SALES FALL IN 5 OF 11 MAJOR INDUSTRIES

Five of 11 major industries posted declines in December, led by a steep 15.7 per cent drop in the volatile aerospace industry. Declines were also recorded in plastics and rubber products, motor vehicle and parts, fabricated metals, and paper products. According to Statistics Canada, the decline in motor vehicle and parts was attributable to seasonal shutdowns and, to a lesser extent, the closure of the GM Assembly Plant in Oshawa.

Primary metals posted the biggest gain in December at 8.7 per cent, partly recouping the 11.8 per cent decline in the previous month.

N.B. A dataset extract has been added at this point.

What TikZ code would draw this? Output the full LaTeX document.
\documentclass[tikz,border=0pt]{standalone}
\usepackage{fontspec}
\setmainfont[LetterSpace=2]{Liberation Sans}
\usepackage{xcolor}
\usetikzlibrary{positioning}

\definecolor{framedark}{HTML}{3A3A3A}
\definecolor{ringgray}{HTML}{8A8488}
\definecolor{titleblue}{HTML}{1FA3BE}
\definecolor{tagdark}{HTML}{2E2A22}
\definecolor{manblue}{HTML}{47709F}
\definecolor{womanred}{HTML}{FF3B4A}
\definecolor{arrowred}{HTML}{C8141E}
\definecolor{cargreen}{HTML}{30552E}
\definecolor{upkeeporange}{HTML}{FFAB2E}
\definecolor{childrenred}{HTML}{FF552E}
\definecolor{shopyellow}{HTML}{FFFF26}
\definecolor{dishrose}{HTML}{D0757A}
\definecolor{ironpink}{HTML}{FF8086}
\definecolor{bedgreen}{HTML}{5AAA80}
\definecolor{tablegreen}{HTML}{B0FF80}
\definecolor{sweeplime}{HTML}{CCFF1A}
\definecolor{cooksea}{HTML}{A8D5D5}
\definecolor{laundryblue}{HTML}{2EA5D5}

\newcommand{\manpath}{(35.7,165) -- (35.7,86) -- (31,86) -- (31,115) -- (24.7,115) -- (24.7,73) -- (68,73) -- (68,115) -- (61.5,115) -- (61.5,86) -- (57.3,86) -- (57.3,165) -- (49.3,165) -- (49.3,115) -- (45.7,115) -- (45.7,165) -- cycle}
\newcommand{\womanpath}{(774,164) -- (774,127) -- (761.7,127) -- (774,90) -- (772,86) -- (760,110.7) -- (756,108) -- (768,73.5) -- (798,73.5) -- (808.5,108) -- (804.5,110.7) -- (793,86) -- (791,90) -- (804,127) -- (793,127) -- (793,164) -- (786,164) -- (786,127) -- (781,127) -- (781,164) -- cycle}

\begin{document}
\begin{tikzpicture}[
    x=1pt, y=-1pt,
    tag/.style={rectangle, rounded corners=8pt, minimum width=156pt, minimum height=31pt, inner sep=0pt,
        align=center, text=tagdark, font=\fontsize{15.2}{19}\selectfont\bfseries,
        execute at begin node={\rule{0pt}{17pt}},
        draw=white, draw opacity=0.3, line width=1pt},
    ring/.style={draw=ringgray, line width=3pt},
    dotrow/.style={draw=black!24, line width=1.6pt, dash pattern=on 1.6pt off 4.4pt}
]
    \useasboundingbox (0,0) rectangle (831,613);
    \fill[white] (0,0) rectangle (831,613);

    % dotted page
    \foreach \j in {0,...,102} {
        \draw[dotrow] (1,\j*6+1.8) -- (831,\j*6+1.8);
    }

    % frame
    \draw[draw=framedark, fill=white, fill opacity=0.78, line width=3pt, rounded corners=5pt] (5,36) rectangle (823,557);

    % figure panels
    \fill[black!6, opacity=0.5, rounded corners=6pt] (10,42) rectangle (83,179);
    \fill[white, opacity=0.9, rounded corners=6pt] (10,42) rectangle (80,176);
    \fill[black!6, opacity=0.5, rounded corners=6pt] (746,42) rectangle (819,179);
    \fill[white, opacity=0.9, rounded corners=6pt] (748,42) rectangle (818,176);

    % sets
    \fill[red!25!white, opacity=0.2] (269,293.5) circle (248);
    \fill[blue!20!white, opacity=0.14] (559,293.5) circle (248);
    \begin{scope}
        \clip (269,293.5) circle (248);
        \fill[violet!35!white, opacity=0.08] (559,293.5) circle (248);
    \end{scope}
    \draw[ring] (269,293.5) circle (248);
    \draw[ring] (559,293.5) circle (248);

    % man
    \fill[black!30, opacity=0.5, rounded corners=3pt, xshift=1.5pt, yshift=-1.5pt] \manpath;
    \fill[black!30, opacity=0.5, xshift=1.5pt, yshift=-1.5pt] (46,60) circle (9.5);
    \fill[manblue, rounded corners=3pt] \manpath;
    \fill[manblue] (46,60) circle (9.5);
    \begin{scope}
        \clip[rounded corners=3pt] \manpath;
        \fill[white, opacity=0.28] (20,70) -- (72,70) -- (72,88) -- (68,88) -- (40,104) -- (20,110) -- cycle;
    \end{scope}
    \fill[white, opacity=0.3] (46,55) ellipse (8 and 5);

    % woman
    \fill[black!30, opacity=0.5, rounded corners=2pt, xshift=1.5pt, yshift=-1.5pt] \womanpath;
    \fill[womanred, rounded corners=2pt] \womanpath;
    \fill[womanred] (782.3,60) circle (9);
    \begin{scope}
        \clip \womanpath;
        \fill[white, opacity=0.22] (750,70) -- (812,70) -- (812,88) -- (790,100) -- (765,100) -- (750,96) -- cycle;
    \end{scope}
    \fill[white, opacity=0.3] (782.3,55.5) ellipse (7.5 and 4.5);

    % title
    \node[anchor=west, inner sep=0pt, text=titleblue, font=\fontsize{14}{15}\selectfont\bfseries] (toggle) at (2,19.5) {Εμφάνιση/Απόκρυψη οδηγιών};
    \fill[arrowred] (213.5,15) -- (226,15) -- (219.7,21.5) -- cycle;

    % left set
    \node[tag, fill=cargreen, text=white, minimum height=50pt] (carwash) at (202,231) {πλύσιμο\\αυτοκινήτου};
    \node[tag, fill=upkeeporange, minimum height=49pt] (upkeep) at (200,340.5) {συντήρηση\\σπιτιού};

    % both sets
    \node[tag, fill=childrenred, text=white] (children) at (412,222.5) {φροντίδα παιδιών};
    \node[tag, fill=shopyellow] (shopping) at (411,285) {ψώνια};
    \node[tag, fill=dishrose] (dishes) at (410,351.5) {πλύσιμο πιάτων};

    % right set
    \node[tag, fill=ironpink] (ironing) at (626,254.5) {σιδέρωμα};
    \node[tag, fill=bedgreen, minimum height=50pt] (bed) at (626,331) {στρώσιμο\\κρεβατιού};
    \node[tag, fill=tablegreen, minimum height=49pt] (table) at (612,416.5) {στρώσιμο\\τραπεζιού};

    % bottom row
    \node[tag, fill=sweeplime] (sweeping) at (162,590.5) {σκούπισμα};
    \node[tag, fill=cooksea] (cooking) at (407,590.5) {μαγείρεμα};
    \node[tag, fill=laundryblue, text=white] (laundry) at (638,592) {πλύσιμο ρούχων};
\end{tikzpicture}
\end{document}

Other industries that recorded increases included wood products, petroleum and coal refining, chemical products, machinery, and food products.

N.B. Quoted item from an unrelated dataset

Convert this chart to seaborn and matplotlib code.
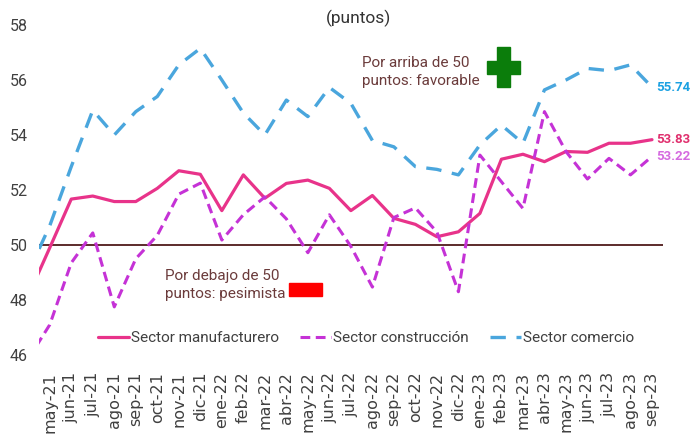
import matplotlib
matplotlib.use("Agg")
import matplotlib.pyplot as plt
from matplotlib import font_manager
from matplotlib.patches import Rectangle
import seaborn as sns
import pandas as pd

# meses (abr-21 queda fuera del eje, solo para que la línea entre desde el borde)
months = ['abr-21', 'may-21', 'jun-21', 'jul-21', 'ago-21', 'sep-21', 'oct-21', 'nov-21', 'dic-21',
          'ene-22', 'feb-22', 'mar-22', 'abr-22', 'may-22', 'jun-22', 'jul-22', 'ago-22', 'sep-22',
          'oct-22', 'nov-22', 'dic-22', 'ene-23', 'feb-23', 'mar-23', 'abr-23', 'may-23', 'jun-23',
          'jul-23', 'ago-23', 'sep-23']

manufacturero = [48.15, 49.9, 51.67, 51.78, 51.58, 51.58, 52.06, 52.7, 52.57, 51.25, 52.55, 51.7,
                 52.24, 52.36, 52.06, 51.25, 51.8, 50.97, 50.75, 50.3, 50.48, 51.15, 53.12, 53.3,
                 53.03, 53.4, 53.37, 53.7, 53.7, 53.83]
construccion = [45.86, 47.1, 49.35, 50.44, 47.75, 49.5, 50.35, 51.85, 52.25, 50.18, 51.1, 51.75,
                50.95, 49.72, 51.1, 49.95, 48.47, 51.0, 51.35, 50.47, 48.3, 53.27, 52.3, 51.33,
                54.85, 53.4, 52.4, 53.15, 52.55, 53.22]
comercio = [49.0, 50.7, 52.85, 54.9, 54.0, 54.85, 55.4, 56.55, 57.15, 56.0, 54.8, 54.0, 55.27,
            54.67, 55.73, 55.15, 53.8, 53.57, 52.85, 52.75, 52.55, 53.64, 54.36, 53.7, 55.64,
            56.0, 56.42, 56.34, 56.55, 55.74]

df = pd.DataFrame({'mes': range(len(months)), 'manufacturero': manufacturero,
                   'construccion': construccion, 'comercio': comercio})

sns.set_theme(style="white")
names = {f.name for f in font_manager.fontManager.ttflist}
main_font = next((n for n in ['Roboto', 'Liberation Sans'] if n in names), 'DejaVu Sans')
plt.rcParams['font.family'] = [main_font, 'DejaVu Sans']

W, H = 692, 440
fig = plt.figure(figsize=(W / 100, H / 100), dpi=100)
ax = fig.add_axes([39 / W, 85 / H, (662.75 - 39) / W, 330 / H])

c_man, c_con, c_com = '#E8338A', '#C532D6', '#4AA6DD'

sns.lineplot(data=df, x='mes', y='manufacturero', ax=ax, color=c_man, lw=2.3,
             label='Sector manufacturero')
sns.lineplot(data=df, x='mes', y='construccion', ax=ax, color=c_con, lw=2.2,
             linestyle=(0, (3.2, 1.8)), label='Sector construcción')
sns.lineplot(data=df, x='mes', y='comercio', ax=ax, color=c_com, lw=2.4,
             linestyle=(0, (4.6, 3.2)), label='Sector comercio')

ax.axhline(50, color='#5C2B2B', lw=1.4, zorder=1)

ax.set_xlim(0.5, len(months) - 0.5)
ax.set_ylim(46, 58)
ax.set_yticks(range(46, 59, 2))
ax.set_xticks(range(1, len(months)))
ax.set_xticklabels(months[1:], rotation=90, fontsize=11.5, color='#404040',
                   family=['DejaVu Sans'])
ax.tick_params(axis='y', labelsize=11.5, colors='#404040', pad=8, length=0)
ax.tick_params(axis='x', pad=12, length=0)
ax.set_xlabel('')
ax.set_ylabel('')
for s in ax.spines.values():
    s.set_visible(False)

# valores finales
last = len(months) - 1
for vals, col in [(comercio, '#1BA1E2'), (manufacturero, '#E0306E'), (construccion, '#D56BE0')]:
    ax.annotate(f'{vals[-1]:.2f}', (last, vals[-1]), xytext=(3, 0), textcoords='offset points',
                va='center', ha='left', color=col, fontsize=9.5, fontweight='bold',
                annotation_clip=False)

# textos y signos
fig.text(358 / W, 1 - 18 / H, '(puntos)', ha='center', va='center', fontsize=12.5, color='#333333')
fig.text(362 / W, 1 - 72 / H, 'Por arriba de 50\npuntos: favorable', ha='left', va='center',
         fontsize=11, color='#6B3B3B', linespacing=1.35)
fig.text(165 / W, 1 - 285 / H, 'Por debajo de 50\npuntos: pesimista', ha='left', va='center',
         fontsize=11, color='#6B3B3B', linespacing=1.35)

green = '#0B7D0B'
fig.patches.append(Rectangle((487 / W, 1 - 74 / H), 33 / W, 13 / H, color=green,
                             transform=fig.transFigure))
fig.patches.append(Rectangle((497 / W, 1 - 87 / H), 13 / W, 40 / H, color=green,
                             transform=fig.transFigure))
fig.patches.append(Rectangle((289 / W, 1 - 296 / H), 33 / W, 13 / H, color='#FF0000',
                             transform=fig.transFigure))

leg = ax.legend(loc='center', bbox_to_anchor=(366 / W, 1 - 338 / H), bbox_transform=fig.transFigure,
                ncol=3, frameon=False, fontsize=11, handlelength=2.0, handletextpad=0.15,
                columnspacing=1.4, labelcolor='#404040')

fig.savefig('out.png', dpi=100)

FOUR OF TEN PROVINCES RECORD SALES DECLINES

The decline in sales were concentrated in four provinces. Saskatchewan posted the biggest drop at 7.8 per cent, followed by PEI at 5.6 per cent. Quebec saw sales fall 2.2 per cent, while Ontario experienced a drop of 1.1 per cent. The declines in Quebec and Ontario were largely attributable to lower sales in the transportation equipment industry. Ontario sales were also weighed down by a sales drop in plastics and rubber products.

Sales gainers included Nova Scotia (7.3 per cent), Manitoba (4.1 per cent), Newfoundland and Labrador (3.6 per cent), British Columbia (3.3 per cent), and New Brunswick (0.9 per cent). Sales in Alberta were largely flat, edging up by just 0.1 per cent. BC’s increase was its first in three months, and came thanks to higher sales in primary metals, wood products, petroleum and coal refining, and transportation equipment.

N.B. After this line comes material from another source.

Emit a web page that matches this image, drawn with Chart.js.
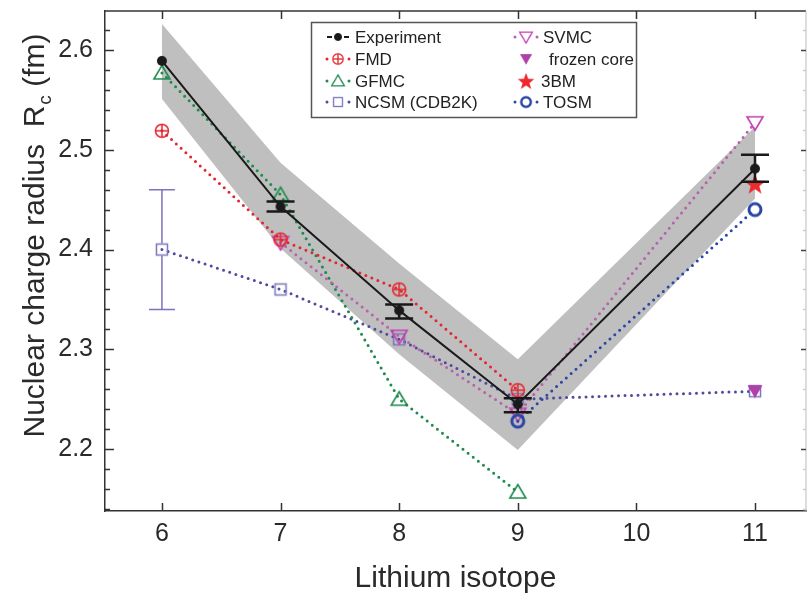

FORWARD-LOOKING INDICATORS ALSO WEAK

In more bad news, forward-looking indicators were also weak in December, providing scant hope that demand will pick up in the near-term. Unfilled orders fell by 0.1 per cent $97.6 billion in December, while new orders dipped 0.6 per cent to $56.4 billion. Moreover, the inventory-to-sales ratio increased for the third straight month, rising from 1.54 in November to 1.55 in December. A rising inventory-to-sales ratio is a bearish signal that manufacturers may be forced to cut back production until inventories are sufficiently depleted.

Sources: CME; Statistics Canada.

CAPACITY UTILIZATION RATE TUMBLES

Finally, the manufacturing sector’s capacity utilization rate (the ratio of actual output to estimated potential output) fell steeply from 80.0 per cent in November to 76.3 per cent in December. On the one hand, as noted by Statistics Canada, this figure is not seasonally adjusted, so the decline could partly reflect regular seasonal variations. On the other hand, the capacity utilization rate was 1.5 percentage points lower than in December 2018 and 5.7 percentage points lower than in December 2017. This growing unused capacity is a clear headwind to investment.

All charts are sourced from CME; Statistics Canada.